Supplied records:
------------------------------------------------------------

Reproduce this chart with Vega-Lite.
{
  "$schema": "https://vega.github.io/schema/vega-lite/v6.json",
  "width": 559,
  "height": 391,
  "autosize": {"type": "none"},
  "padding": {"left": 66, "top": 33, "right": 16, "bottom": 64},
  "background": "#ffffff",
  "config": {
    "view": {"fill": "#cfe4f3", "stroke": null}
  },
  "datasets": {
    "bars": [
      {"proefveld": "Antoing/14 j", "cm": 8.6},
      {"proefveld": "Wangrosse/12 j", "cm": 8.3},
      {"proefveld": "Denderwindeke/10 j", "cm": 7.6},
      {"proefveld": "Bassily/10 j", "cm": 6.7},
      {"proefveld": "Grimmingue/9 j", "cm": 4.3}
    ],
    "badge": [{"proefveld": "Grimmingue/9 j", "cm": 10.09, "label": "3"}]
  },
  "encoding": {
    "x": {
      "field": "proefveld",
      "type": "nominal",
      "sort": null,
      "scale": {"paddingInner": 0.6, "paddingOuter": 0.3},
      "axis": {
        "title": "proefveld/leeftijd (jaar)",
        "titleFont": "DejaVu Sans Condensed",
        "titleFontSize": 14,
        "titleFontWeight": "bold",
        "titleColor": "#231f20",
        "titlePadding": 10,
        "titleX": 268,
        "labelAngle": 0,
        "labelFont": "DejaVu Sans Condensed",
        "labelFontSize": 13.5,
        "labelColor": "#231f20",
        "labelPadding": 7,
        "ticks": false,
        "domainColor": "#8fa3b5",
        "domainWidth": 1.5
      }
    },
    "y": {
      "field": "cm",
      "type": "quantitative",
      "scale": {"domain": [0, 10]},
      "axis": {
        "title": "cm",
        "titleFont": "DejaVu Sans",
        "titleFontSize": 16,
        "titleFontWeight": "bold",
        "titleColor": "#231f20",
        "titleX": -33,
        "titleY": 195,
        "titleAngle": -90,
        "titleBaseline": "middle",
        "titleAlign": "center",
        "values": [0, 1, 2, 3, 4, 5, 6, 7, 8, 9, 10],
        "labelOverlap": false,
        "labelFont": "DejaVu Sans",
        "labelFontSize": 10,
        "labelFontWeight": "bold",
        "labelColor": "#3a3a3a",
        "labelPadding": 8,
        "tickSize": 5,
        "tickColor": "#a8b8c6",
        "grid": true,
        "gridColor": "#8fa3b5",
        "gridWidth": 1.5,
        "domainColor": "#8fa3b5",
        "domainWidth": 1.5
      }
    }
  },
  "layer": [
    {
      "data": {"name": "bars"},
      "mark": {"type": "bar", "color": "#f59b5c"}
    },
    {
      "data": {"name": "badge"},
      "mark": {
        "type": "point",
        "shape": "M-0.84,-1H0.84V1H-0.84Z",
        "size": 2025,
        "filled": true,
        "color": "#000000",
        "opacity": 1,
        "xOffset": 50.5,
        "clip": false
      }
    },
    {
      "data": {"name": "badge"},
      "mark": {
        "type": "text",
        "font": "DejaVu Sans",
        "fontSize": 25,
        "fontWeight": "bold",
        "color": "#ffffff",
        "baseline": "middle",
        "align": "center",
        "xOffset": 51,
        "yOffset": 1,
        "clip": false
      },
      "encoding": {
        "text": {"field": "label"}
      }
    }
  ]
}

------------------------------------------------------------

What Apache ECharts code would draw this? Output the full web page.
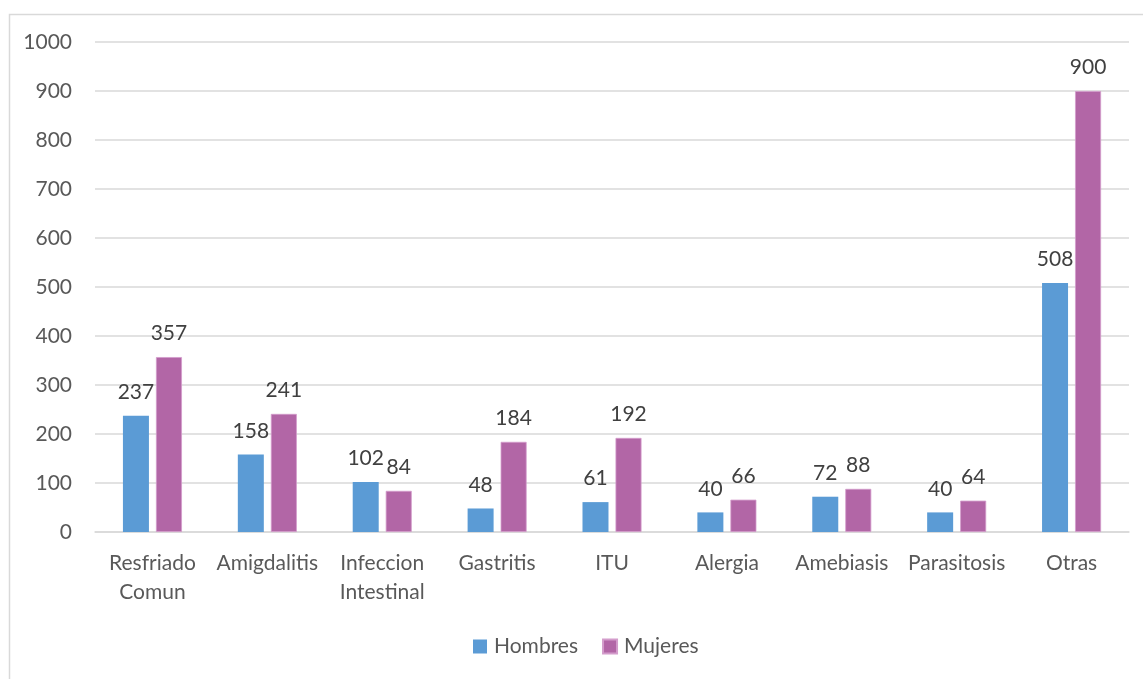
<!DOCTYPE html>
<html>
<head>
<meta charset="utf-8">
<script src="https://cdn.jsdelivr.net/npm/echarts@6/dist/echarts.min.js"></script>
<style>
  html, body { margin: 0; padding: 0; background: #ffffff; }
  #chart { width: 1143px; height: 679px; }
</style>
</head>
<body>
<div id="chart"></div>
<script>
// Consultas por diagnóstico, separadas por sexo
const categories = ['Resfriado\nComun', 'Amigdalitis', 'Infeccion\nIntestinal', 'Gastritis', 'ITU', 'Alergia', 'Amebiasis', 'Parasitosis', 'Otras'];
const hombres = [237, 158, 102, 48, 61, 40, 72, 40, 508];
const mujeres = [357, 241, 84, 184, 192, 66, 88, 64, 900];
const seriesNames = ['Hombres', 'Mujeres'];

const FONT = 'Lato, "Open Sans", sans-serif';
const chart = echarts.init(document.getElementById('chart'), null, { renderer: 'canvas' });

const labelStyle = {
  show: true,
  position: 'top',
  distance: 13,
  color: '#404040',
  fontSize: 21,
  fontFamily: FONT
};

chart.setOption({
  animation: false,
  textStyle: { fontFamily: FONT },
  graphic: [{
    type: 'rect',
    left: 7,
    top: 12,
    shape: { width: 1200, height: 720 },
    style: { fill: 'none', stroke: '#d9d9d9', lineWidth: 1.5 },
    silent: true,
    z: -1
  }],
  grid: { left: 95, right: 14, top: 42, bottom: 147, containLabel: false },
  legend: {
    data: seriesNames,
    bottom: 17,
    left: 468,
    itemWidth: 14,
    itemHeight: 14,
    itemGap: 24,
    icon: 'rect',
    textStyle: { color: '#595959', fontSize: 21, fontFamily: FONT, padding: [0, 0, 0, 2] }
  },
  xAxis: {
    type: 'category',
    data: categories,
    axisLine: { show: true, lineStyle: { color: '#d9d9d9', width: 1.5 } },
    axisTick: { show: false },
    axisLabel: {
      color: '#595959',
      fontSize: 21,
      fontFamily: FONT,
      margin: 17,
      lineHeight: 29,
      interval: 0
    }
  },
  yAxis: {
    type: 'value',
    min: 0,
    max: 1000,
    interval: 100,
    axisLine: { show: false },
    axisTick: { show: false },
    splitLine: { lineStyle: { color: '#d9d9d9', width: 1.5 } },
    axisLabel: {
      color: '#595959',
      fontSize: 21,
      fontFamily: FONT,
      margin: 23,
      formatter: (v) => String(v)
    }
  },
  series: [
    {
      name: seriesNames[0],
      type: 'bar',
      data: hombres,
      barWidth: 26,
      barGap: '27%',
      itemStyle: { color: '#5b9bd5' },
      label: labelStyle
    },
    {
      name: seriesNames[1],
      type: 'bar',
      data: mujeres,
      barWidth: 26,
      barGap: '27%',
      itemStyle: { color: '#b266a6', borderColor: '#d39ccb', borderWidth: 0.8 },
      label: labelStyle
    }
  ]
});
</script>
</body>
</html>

------------------------------------------------------------

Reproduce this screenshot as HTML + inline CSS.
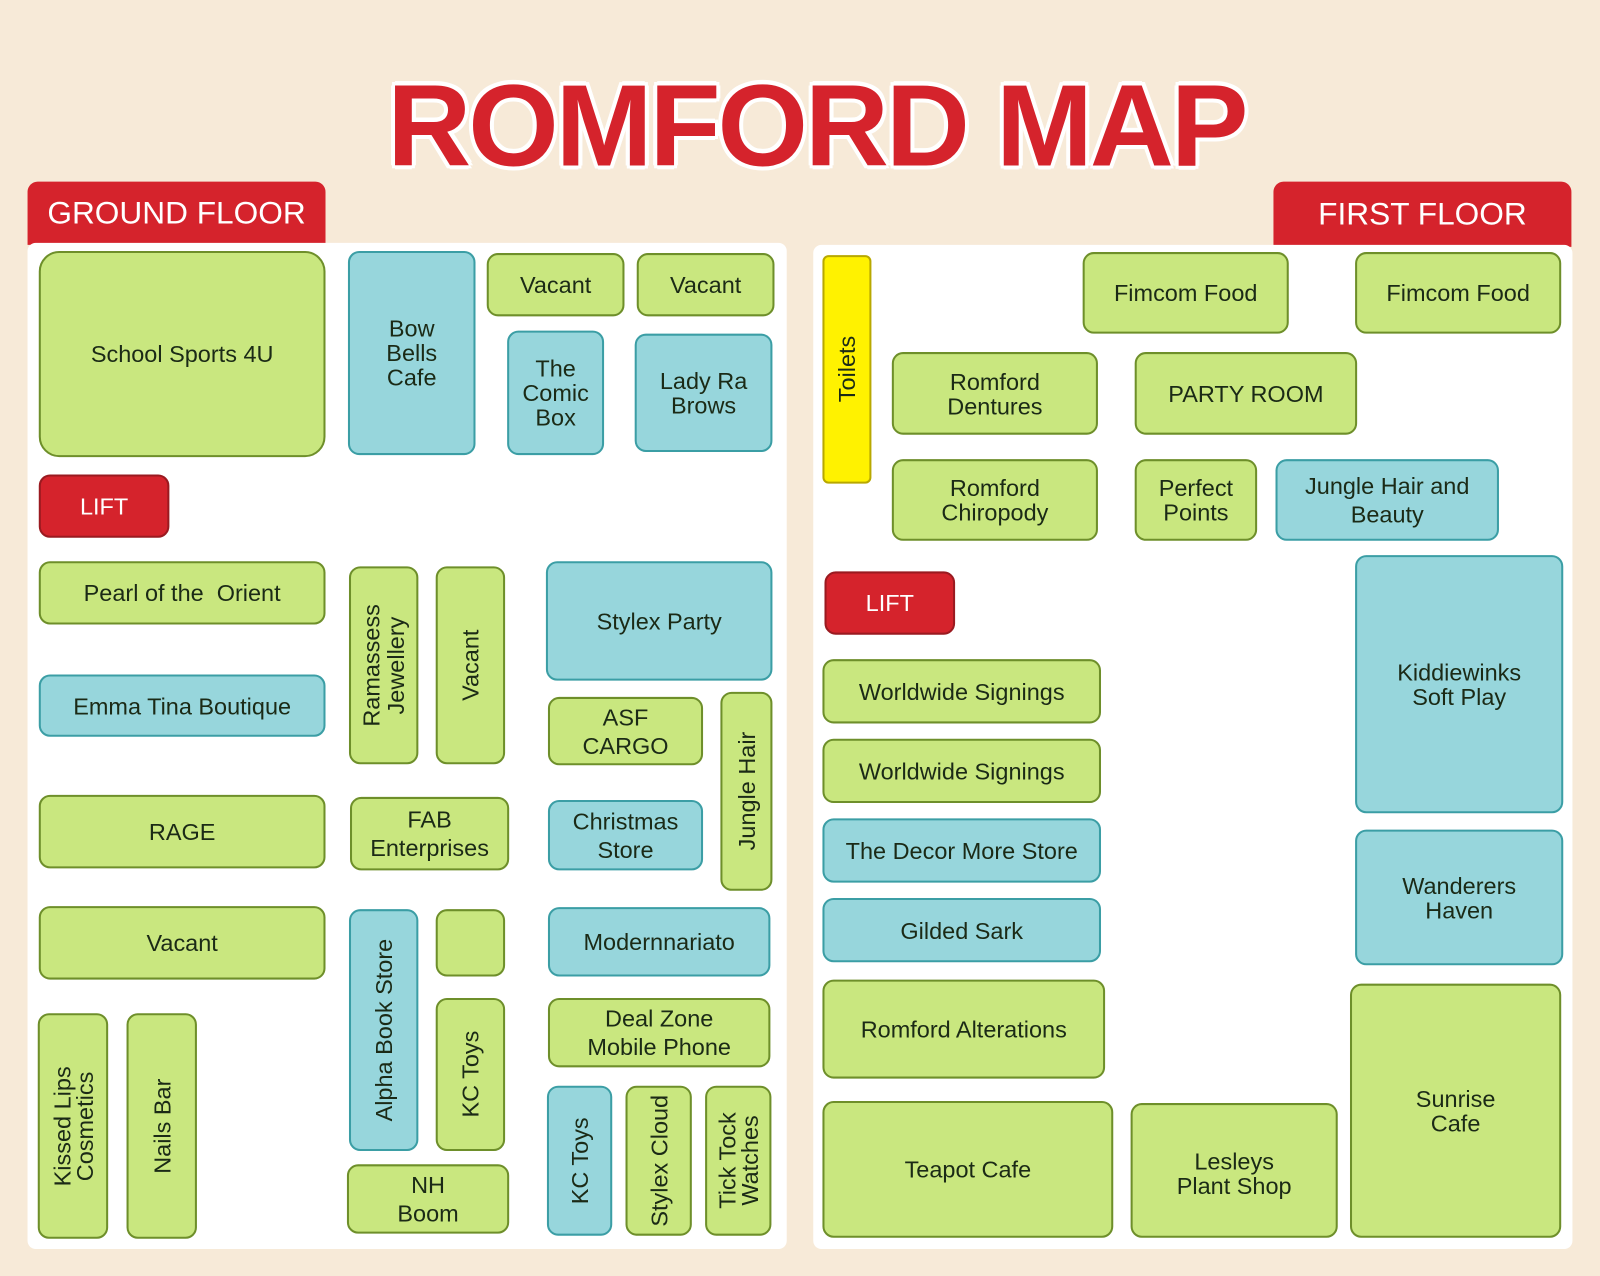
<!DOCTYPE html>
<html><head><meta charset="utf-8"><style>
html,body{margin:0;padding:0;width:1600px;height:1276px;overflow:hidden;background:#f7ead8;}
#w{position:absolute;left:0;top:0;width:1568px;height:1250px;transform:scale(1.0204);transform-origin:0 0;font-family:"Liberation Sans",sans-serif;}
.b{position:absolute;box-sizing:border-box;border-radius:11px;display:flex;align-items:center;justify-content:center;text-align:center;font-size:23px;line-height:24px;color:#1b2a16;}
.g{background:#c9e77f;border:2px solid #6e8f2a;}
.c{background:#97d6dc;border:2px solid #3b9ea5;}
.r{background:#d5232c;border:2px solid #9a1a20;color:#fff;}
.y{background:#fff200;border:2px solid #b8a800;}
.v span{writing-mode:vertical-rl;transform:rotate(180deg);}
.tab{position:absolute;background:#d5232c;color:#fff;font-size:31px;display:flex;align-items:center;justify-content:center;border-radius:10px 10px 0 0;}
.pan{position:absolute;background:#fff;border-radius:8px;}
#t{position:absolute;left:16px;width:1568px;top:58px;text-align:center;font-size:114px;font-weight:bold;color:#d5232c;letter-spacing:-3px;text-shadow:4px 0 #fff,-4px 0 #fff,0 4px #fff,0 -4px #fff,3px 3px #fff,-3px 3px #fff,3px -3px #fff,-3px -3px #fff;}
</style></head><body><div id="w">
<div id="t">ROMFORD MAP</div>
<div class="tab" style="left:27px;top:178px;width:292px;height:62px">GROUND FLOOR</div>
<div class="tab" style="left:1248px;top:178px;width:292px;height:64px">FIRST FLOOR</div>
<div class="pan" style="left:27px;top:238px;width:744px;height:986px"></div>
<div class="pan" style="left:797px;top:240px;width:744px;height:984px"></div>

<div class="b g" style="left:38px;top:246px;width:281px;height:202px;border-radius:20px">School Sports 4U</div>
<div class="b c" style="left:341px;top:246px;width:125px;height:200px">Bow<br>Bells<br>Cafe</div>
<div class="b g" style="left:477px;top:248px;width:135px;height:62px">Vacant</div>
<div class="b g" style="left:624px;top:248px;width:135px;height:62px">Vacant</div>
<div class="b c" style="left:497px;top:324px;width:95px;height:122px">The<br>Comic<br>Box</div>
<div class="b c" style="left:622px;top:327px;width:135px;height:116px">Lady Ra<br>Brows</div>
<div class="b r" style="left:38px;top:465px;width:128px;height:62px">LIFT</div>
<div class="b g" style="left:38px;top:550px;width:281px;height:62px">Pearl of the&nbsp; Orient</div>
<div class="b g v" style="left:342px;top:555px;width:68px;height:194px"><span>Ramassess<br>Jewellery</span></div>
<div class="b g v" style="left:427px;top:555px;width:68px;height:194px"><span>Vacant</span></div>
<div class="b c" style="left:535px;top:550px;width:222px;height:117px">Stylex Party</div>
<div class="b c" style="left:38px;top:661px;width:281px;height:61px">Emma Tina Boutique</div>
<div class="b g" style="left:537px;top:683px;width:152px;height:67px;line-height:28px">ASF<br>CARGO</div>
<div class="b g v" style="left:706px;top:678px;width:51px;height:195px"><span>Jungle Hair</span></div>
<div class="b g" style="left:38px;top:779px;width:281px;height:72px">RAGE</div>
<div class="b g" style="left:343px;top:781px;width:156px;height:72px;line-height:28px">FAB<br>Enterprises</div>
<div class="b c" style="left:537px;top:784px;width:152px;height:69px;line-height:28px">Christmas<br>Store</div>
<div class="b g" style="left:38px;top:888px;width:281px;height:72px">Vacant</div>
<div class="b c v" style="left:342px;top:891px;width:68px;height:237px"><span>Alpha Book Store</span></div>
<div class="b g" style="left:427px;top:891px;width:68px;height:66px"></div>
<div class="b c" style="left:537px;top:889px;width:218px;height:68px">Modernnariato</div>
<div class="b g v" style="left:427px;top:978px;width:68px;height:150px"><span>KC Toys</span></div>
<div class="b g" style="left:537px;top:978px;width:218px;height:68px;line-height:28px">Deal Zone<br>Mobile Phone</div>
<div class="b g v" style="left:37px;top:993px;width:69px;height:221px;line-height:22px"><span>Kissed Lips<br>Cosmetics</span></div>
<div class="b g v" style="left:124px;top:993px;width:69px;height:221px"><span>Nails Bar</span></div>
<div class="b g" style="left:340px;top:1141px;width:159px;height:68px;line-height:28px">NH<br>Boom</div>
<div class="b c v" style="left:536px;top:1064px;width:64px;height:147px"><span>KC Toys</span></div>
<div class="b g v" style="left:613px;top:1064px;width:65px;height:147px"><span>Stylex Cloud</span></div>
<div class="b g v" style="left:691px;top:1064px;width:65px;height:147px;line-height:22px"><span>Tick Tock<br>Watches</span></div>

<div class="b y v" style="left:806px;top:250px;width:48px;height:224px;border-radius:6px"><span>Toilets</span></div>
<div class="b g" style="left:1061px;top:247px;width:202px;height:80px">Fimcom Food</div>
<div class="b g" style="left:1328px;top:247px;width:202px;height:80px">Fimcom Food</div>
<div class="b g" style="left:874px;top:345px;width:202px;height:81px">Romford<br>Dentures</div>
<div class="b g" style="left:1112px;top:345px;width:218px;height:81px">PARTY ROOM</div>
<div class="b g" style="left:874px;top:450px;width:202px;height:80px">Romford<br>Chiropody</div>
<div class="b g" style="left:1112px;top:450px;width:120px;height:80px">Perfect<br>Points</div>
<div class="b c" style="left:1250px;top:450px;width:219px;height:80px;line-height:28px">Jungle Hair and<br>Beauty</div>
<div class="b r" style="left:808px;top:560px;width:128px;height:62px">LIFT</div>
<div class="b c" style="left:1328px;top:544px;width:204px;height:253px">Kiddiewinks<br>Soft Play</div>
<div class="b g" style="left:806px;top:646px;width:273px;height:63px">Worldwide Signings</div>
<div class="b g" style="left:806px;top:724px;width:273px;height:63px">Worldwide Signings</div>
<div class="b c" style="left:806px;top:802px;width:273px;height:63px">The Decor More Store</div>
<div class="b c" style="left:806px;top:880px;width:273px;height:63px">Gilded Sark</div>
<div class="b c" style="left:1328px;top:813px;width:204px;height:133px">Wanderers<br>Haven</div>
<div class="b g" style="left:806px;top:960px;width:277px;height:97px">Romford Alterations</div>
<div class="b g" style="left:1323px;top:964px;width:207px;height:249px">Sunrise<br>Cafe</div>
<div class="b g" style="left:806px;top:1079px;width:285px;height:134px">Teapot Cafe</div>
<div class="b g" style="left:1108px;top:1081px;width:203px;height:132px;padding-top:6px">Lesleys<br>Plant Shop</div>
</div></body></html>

------------------------------------------------------------

Set problem: From the entries, report each line that includes the word "Reproduce".

Answer to the task:
Reproduce this chart with Vega-Lite.
Reproduce this screenshot as HTML + inline CSS.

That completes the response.